December 24, 2024
Estimates of Earth’s age and how long homo sapiens have been around vary somewhat. Numbers like three-to-four billion years are offered as Earth’s age, and our “ancestors” are estimated to have been here for six million years. However, our form of humans has been around for only about 200,000 years.
Over those countless centuries Earth has experienced many changes, and temperature fluctuations are among them. We have had both warm periods and cold periods along the way, and they have alternated back and forth many times.
Smithsonian Magazine explains that “Our planet’s average surface temperature did not stick close to a central point but instead has swung into very hot and very cold periods through the past 485 million years.”
“Earth has experienced cold periods (informally referred to as ‘ice ages,’ or ‘glacials’) and warm periods (‘interglacials’) on roughly 100,000-year cycles for at least the last 1 million years,” according to climate.gov. “The last of these ice age glaciations peaked around 20,000 years ago.” During these cycles, global average temperatures warmed or cooled anywhere from 5-15 degrees Fahrenheit.
Moving from an ice age to a warm period, and vice versa, is a slow, lengthy process, taking tens of thousands of years. And we are currently in a warming period.
Currently, there is an energetic debate over Earth’s increasing temperatures, with scientists and others on one side expressing a fear of temperatures warming to a dangerous level due to increasing levels of carbon dioxide/greenhouse gasses in the atmosphere.

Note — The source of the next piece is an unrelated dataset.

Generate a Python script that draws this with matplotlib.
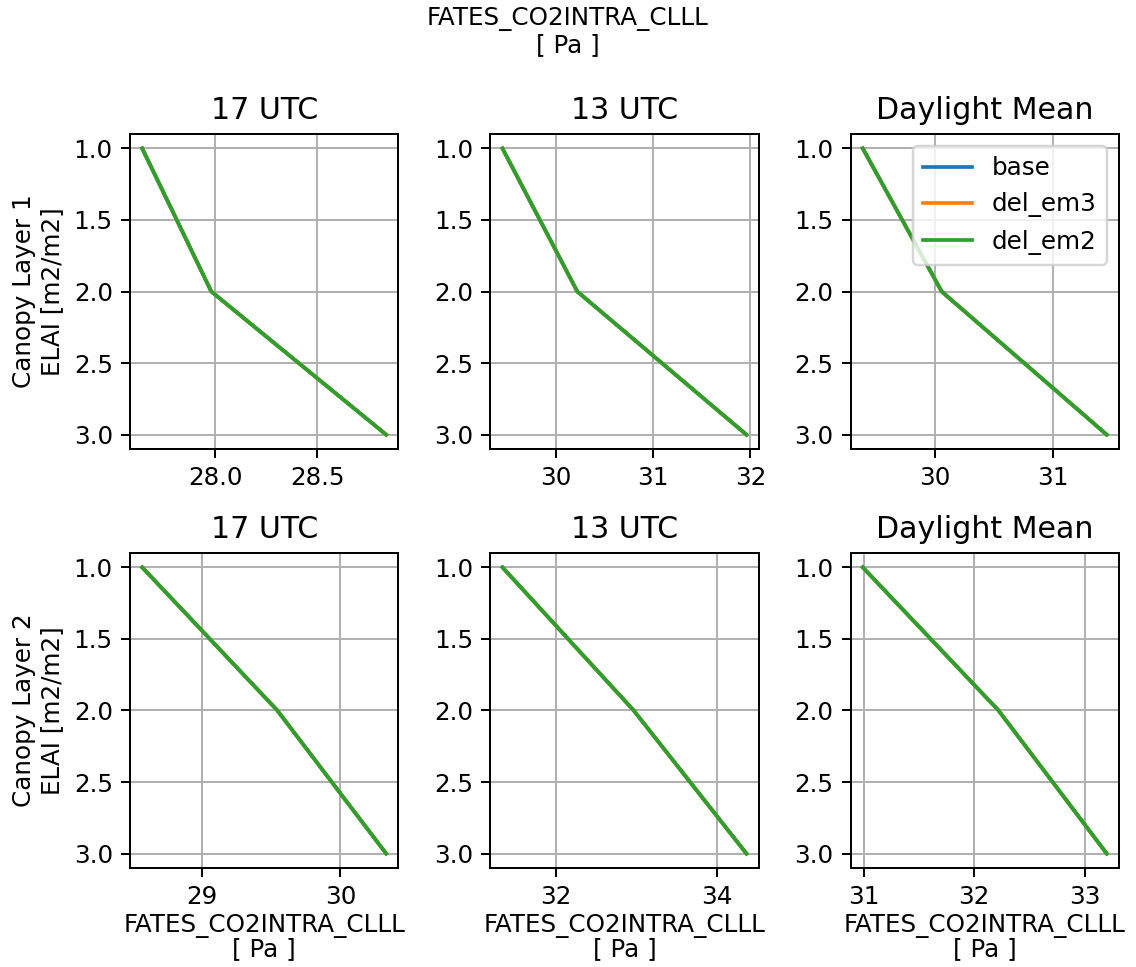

The scientists and others on the opposing side say that this carbon dioxide level is not dangerous, and in fact that double the amount of it would actually be a good thing, spurring more and stronger plant life. Plants absorb carbon dioxide and emit oxygen into the atmosphere, and that is a good thing.
The climate alarmist side has predicted several catastrophes over the last 50 years, none of which actually occurred:
* In the 1970s we were warned of global cooling and a descent into a new ice age.
* Paul Erlich claimed worldwide famine by 1975.
* It was claimed several times since 1988 that “we only have ten years left to save the planet.”
* Global warming “creator” Jim Hanson, predicted that lower Manhattan would be underwater by 2009. It isn’t.
* Al Gore predicted that the Arctic ice cap would be gone by 2015. It isn’t.
*We were told that polar bears were going to be extinct by now, but they are still around in large numbers.
*More droughts were predicted, but there have actually been fewer droughts.
* We were warned of more frequent and more intense hurricanes and tornadoes, but they have actually decreased in numbers and severity.
* Polar ice caps melting due to global warming was going to flood island nations. They are still here.
And now there is another study with a similar message. This one, conducted by the University of Bristol, also focuses on carbon dioxide/greenhouse gasses as the culprit: we must stop burning fossil fuels now, it warns.
As reported by the UK based LADbible Group, “The report suggests that Earth will cease to have any mammal inhabitants that cannot adjust to living with temperatures of between 104 to 158 degrees Fahrenheit.”
Their research showed “all mammals will die … [and] that humans are likely to go extinct in 250 million years,” unless we stop burning fossil fuels and increasing greenhouse gas emissions now.
Obviously, 250 million years is a long way off, so we have a good bit of time to both observe what is happening and adjust if needed.
Science tells us that Earth has experienced much warmer periods in its geological history. It is said that 2023 was the warmest year on record since recordkeeping began in the late 19th century. The warming theorists say this means the Earth is warmer now than at any point in recent history.
But these temperature records only go back about 150 years, and that is a miniscule part of a warming or cooling period.
Furthermore, there are questions about the accuracy of the temperature records. Three scientists from the CERES environmental nonprofit organization — Willie Soon, Ronan Connolly, and Michael Connolly — believe that there is not a strong enough argument for the choice of the available global temperature trends used in these predictions.
In an article on The Heritage Foundation website, they commented that, “The scientific debate is still ongoing, and the scientific community is not yet in a position to establish whether the observed temperature changes since the 1800s are mostly natural, mostly human-caused, or a mixture of both.”
Another article on the Heritage site titled “Global Warming: Observations vs. Climate Models,” author Roy Spencer — Visiting Fellow in Heritage’s Center for Energy, Climate, and Environment — notes that “Warming of the global climate system over the past half-century has averaged 43 percent less than that produced by computerized climate models used to promote changes in energy policy.”
The evidence does not support the United States making radical changes in the way we want to live, and the things we prefer to have. Especially when other countries are unconcerned about it.